Fermi-arc metall schematics

Fermi-arc metall schematics

The increasing availability of high-quality magnetic Weyl semimetals, for which the Weyl-node positions in the energy-momentum space depend on the magnetization direction, opens the possibility to have Weyl-semimetal superstructures where the node positions vary in space to form periodic patterns.

In a recent article

M. Breitkreiz and P. W. Brouwer, Phys. Rev. Lett. 130, 196602 (2023)

we predict a novel metallic state of matter that emerges in some of these superstructures. It is characterized by the presence of Weyl-Fermion chirality and the associated chiral anomaly, but with a full Fermi surface instead of isolated Weyl nodes. A concrete example on how such a metal can be constructed theoretically is illustrated in the Figure to the left: Consider a stack of Weyl semimetals with rotating Weyl-Fermion positions. The Weyl-semimetal topology applied to such a heterostructure dictates that the Weyl-Fermion positions (red/blue dotted lines) must be connected by Fermi-arc states that are localized to the interfaces (red/blue solid lines). The Weyl Fermions themselves suffer from finite-size gapping due to reflections at interfaces. As a result, the low-energy states are built entirely from Fermi arcs, which form the Fermi surface of this system (in the Brillouin zone reduced to the periodicity of the superstructure).

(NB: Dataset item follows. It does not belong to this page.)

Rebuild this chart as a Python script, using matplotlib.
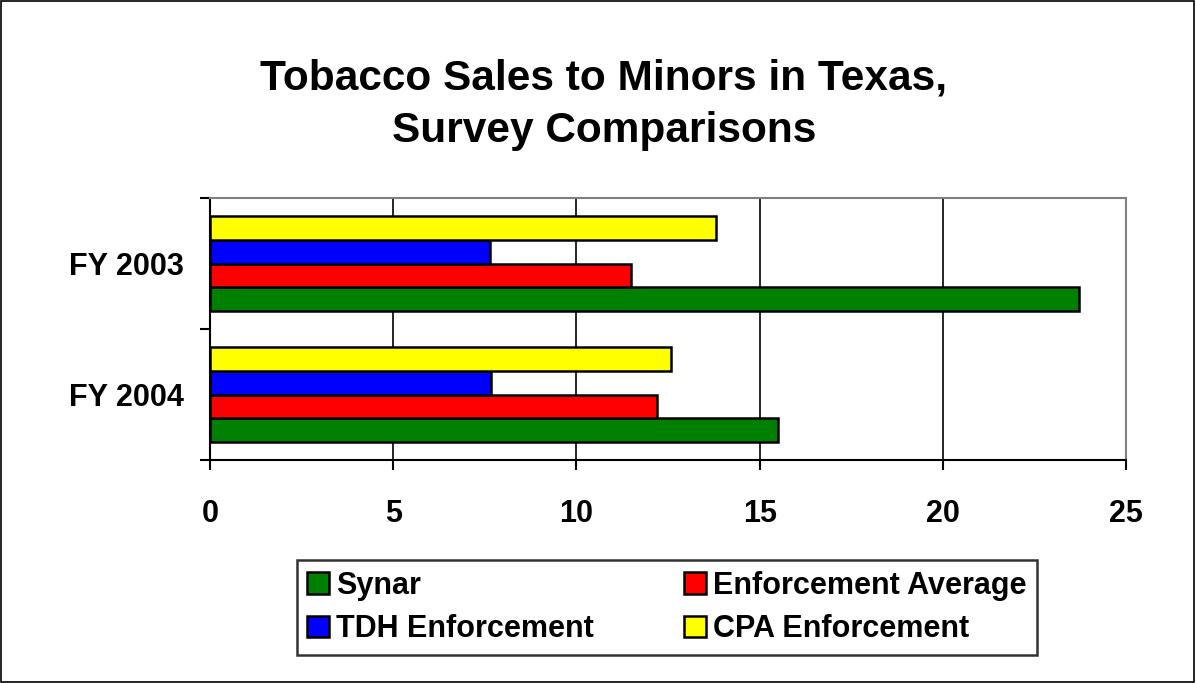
import matplotlib
matplotlib.use("Agg")
import matplotlib.pyplot as plt
from matplotlib.patches import Rectangle
import numpy as np

plt.rcParams['font.family'] = ['Liberation Sans', 'DejaVu Sans']
plt.rcParams['font.weight'] = 'bold'

categories = ["FY 2004", "FY 2003"]
series_names = ["Synar", "Enforcement Average", "TDH Enforcement", "CPA Enforcement"]
synar = [15.5, 23.7]
enf_avg = [12.2, 11.5]
tdh = [7.67, 7.63]
cpa = [12.58, 13.8]
colors = ["#008000", "#ff0000", "#0000ff", "#ffff00"]

fig = plt.figure(figsize=(11.96, 6.83), dpi=100)
fig.patches.append(Rectangle((0.001, 0.001), 0.997, 0.997, transform=fig.transFigure,
                             fill=False, edgecolor="black", lw=1.2))

ax = fig.add_axes([0.1756, 0.3265, 0.766, 0.3836])

y = np.arange(len(categories))
h = 0.183
bars = []
for i, (vals, c) in enumerate(zip([synar, enf_avg, tdh, cpa], colors)):
    b = ax.barh(y + (i - 1.5) * h, vals, height=h, color=c, edgecolor="black",
                linewidth=1.8, label=series_names[i], zorder=3)
    bars.append(b)

ax.set_xlim(0, 25)
ax.set_ylim(-0.5, 1.5)
ax.set_xticks([0, 5, 10, 15, 20, 25])
ax.set_xticklabels(["0", "5", "10", "15", "20", "25"], fontsize=22, fontweight="bold")
ax.set_yticks(y)
ax.set_yticklabels(categories, fontsize=22, fontweight="bold")
ax.tick_params(axis="y", which="major", length=0, pad=19)
ax.set_yticks([-0.5, 0.5, 1.5], minor=True)
ax.tick_params(axis="y", which="minor", length=7, width=1.5, direction="out")
ax.tick_params(axis="x", length=7, width=1.5, direction="out", pad=21)
ax.grid(axis="x", color="black", lw=1.2, zorder=1)
for s in ["left", "bottom"]:
    ax.spines[s].set_linewidth(1.5)
    ax.spines[s].set_color("black")
for s in ["top", "right"]:
    ax.spines[s].set_linewidth(1.5)
    ax.spines[s].set_color("#808080")

fig.text(0.505, 0.847, "Tobacco Sales to Minors in Texas,\nSurvey Comparisons",
         ha="center", va="center", fontsize=30.5, fontweight="bold", linespacing=1.4)

handles = [bars[0], bars[2], bars[1], bars[3]]
labels = [series_names[0], series_names[2], series_names[1], series_names[3]]
leg = fig.legend(handles, labels, ncol=2, loc="center", bbox_to_anchor=(0.5577, 0.1105),
                 fontsize=22, frameon=True, fancybox=False, edgecolor="black",
                 handlelength=0.7, handleheight=0.7, handletextpad=0.25,
                 columnspacing=2.95, borderpad=0.35, borderaxespad=0, labelspacing=0.45)
leg.get_frame().set_linewidth(1.8)

fig.savefig("out.png", dpi=100)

These "Fermi-arc metals" turn out to have unique, observable properties. The Landau level spectrum shows a gap between the lowest and the higher energy levels at arbitrarily low magnetic fields. This leads to a characteristic universal magnetoconductance and an "invisibility" of the Fermi surface in quantum-oscillation experiments --- a set of standard Fermi-surface-detecting techniques --- while it remains fully visible for other techniques, such as ARPES and non-oscillatory parts of response functions. Both effects break with the basic text-book description of metals. Furthermore, the form in which the Weyl-Fermion chirality occurs in Fermi-arc metals favors interaction-induced chiral symmetry breaking and thus opens a new route towards the realization of axions.